The partnerships were built ahead of choosing the building sites. The communities had to be ready, and show their willingness, before they were chosen as a building site. It was also important to have local management making things happen.
I prefer organizations that put all their donations into doing the good—rather than into overhead. Pencils with Promise operated on very low overhead the first few years. Still, they considered they were doing great to have around 83% of donations go to the actual building of schools. Later, they found a way to do a single large gala to earn the annual operating budget, so that all those small donations intended for the educating children would go 100% to building schools—and later also to books, materials, uniforms, and teacher training.

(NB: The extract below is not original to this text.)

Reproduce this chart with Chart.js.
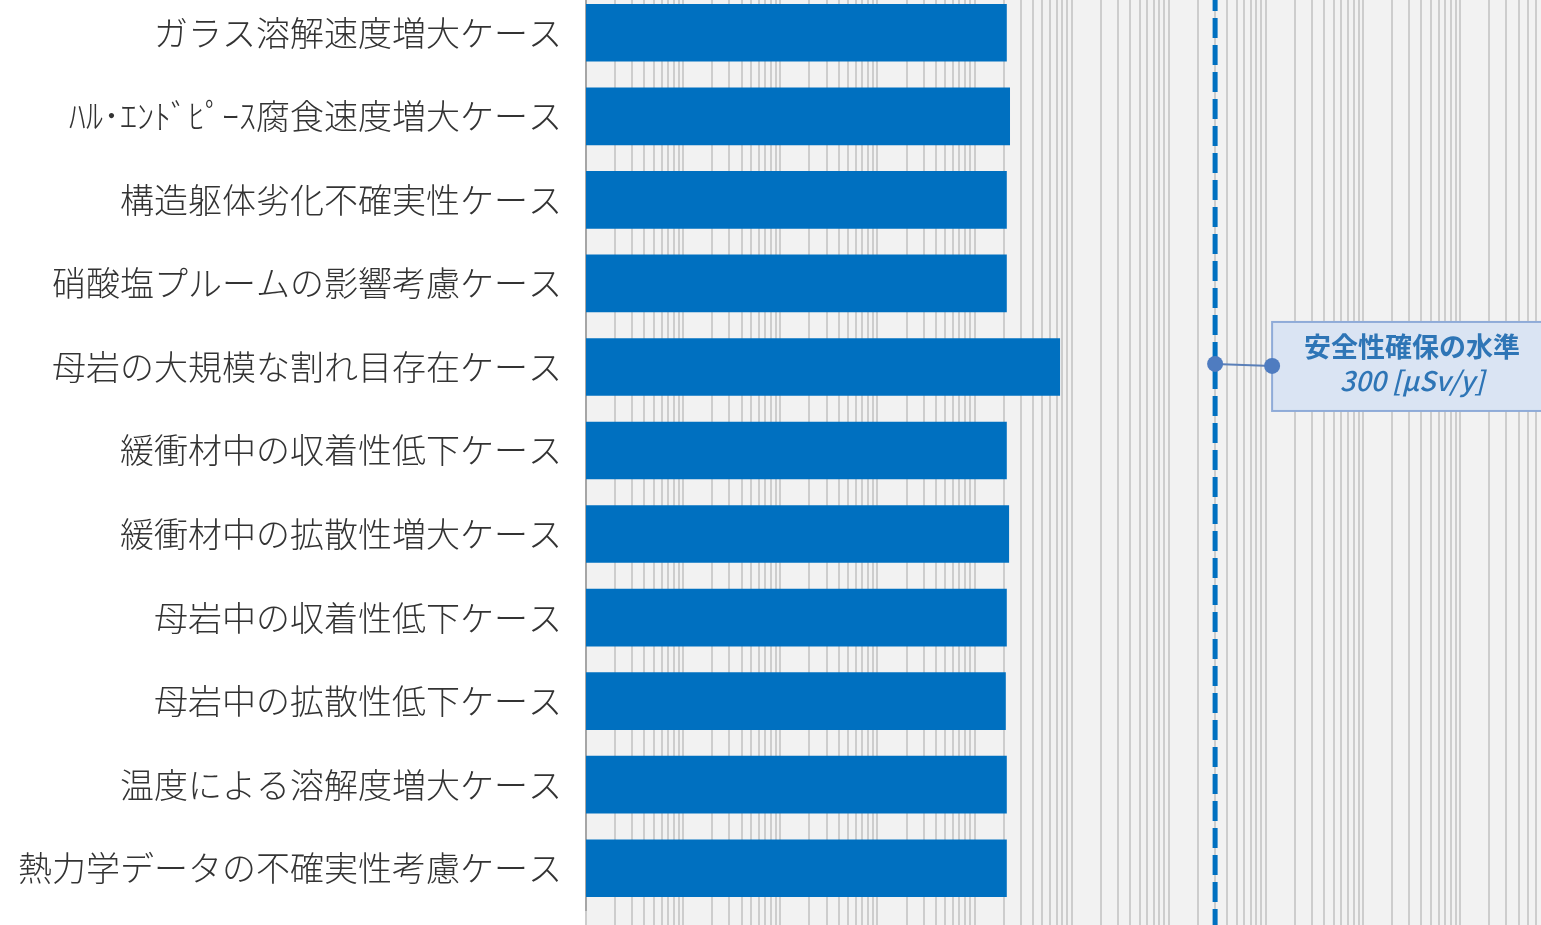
<!DOCTYPE html>
<html>
<head>
<meta charset="utf-8">
<script src="https://cdn.jsdelivr.net/npm/chart.js@4"></script>
<style>
  html, body { margin: 0; padding: 0; background: #fff; overflow: hidden; }
  #wrap { position: absolute; left: 0; top: -9px; width: 1541px; height: 950px; }
</style>
</head>
<body>
<div id="wrap"><canvas id="myChart"></canvas></div>
<script>
// ケース名（上から順）
const categories = [
  'ガラス溶解速度増大ケース',
  'ﾊﾙ･ｴﾝﾄﾞﾋﾟｰｽ腐食速度増大ケース',
  '構造躯体劣化不確実性ケース',
  '硝酸塩プルームの影響考慮ケース',
  '母岩の大規模な割れ目存在ケース',
  '緩衝材中の収着性低下ケース',
  '緩衝材中の拡散性増大ケース',
  '母岩中の収着性低下ケース',
  '母岩中の拡散性低下ケース',
  '温度による溶解度増大ケース',
  '熱力学データの不確実性考慮ケース'
];
// 最大線量 [μSv/y]
const doseValues = [2.15, 2.32, 2.15, 2.15, 7.6, 2.15, 2.27, 2.15, 2.1, 2.15, 2.15];
const safetyLevel = 300;
const safetyLabel = ['安全性確保の水準', '300 [μSv/y]'];
const axisMin = 1e-4;
const axisMax = 6.8e5;

const fontJP = '"Noto Sans CJK JP", "Noto Sans", sans-serif';

// 背景と基準線
const extras = {
  id: 'extras',
  beforeDraw(chart) {
    const { ctx, chartArea } = chart;
    ctx.save();
    ctx.fillStyle = '#f2f2f2';
    ctx.fillRect(chartArea.left, 0, chart.width - chartArea.left, chart.height);
    ctx.restore();
  },
  afterDatasetsDraw(chart) {
    const { ctx } = chart;
    const x = chart.scales.x.getPixelForValue(safetyLevel);
    const y = chart.scales.y.getPixelForValue(4) - 3;
    ctx.save();
    // 破線
    ctx.strokeStyle = '#0070c0';
    ctx.lineWidth = 5;
    ctx.setLineDash([20, 7]);
    ctx.beginPath();
    ctx.moveTo(x, 0);
    ctx.lineTo(x, chart.height);
    ctx.stroke();
    ctx.setLineDash([]);

    // 吹き出し
    const bx = x + 57;
    const by = y - 42;
    const bw = 300;
    const bh = 89;
    ctx.fillStyle = '#dae4f3';
    ctx.strokeStyle = '#8fabd8';
    ctx.lineWidth = 2;
    ctx.fillRect(bx, by, bw, bh);
    ctx.strokeRect(bx, by, bw, bh);

    ctx.strokeStyle = '#5a7fb8';
    ctx.lineWidth = 2;
    ctx.beginPath();
    ctx.moveTo(x, y);
    ctx.lineTo(bx, y + 2);
    ctx.stroke();
    ctx.fillStyle = '#4f7cc0';
    [[x, y], [bx, y + 2]].forEach(([px, py]) => {
      ctx.beginPath();
      ctx.arc(px, py, 8, 0, Math.PI * 2);
      ctx.fill();
    });

    ctx.fillStyle = '#2e75b6';
    ctx.textAlign = 'center';
    ctx.textBaseline = 'middle';
    ctx.font = 'bold 27px ' + fontJP;
    ctx.fillText(safetyLabel[0], bx + 140, y - 17);
    ctx.font = 'italic 500 27px ' + fontJP;
    ctx.fillText(safetyLabel[1], bx + 140, y + 17);
    ctx.restore();
  }
};

const ctx = document.getElementById('myChart');

new Chart(ctx, {
  type: 'bar',
  data: {
    labels: categories,
    datasets: [{
      data: doseValues,
      backgroundColor: '#0070c0',
      borderWidth: 0,
      barPercentage: 0.69,
      categoryPercentage: 1
    }]
  },
  plugins: [extras],
  options: {
    indexAxis: 'y',
    responsive: true,
    maintainAspectRatio: false,
    animation: false,
    layout: { padding: 0 },
    plugins: { legend: { display: false }, tooltip: { enabled: false } },
    scales: {
      x: {
        type: 'logarithmic',
        min: axisMin,
        max: axisMax,
        afterBuildTicks(scale) {
          const t = [];
          for (let e = -4; e <= 5; e++) {
            for (let m = 1; m <= 9; m++) {
              const v = Number(m + 'e' + e);
              if (v <= axisMax) t.push({ value: v });
            }
          }
          scale.ticks = t;
        },
        afterFit(scale) {
          scale.height = 31;
          scale.paddingLeft = 0;
          scale.paddingRight = 0;
        },
        ticks: { display: false, autoSkip: false },
        grid: { color: '#cdcdcd', lineWidth: 2, drawTicks: true, tickLength: 31 },
        border: { display: false }
      },
      y: {
        afterFit(scale) {
          scale.width = 586;
          scale.paddingTop = 0;
          scale.paddingBottom = 0;
        },
        ticks: {
          color: '#333',
          padding: 24,
          font: { family: fontJP, size: 34, weight: 300 }
        },
        grid: { display: false, drawTicks: false },
        border: { display: true, color: '#a6a6a6', width: 2 }
      }
    }
  }
});
</script>
</body>
</html>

It helped that the self-driven young man, who surrounded himself with other self-driven volunteers and workers, had a background in finance. He still had a lot to learn, but it wasn’t a random guy off the street with an idea; it was the right guy.
I hadn’t heard of Pencils of Promise before we decided to read the book. But I’m glad to know about it now, and see it continue to do well.
Still, good isn’t always done by large worldwide organizations. Sometimes a service-oriented person finds things that need doing very close to home, and just does them. My mother-in-law was one of those. There was no stopping her; she had to serve, as a way of life. It was tiring for some of us to watch. But it was a good life.
Living a life with purpose is probably always going to be a life well lived. Happier. More fulfilled. Extraordinary success is great, and sometimes certain big things require the extraordinary effort, like Pencils of Promise. But small philanthropy done by many people in many places close to home, is also an answer to solving the economic and social problems in our world.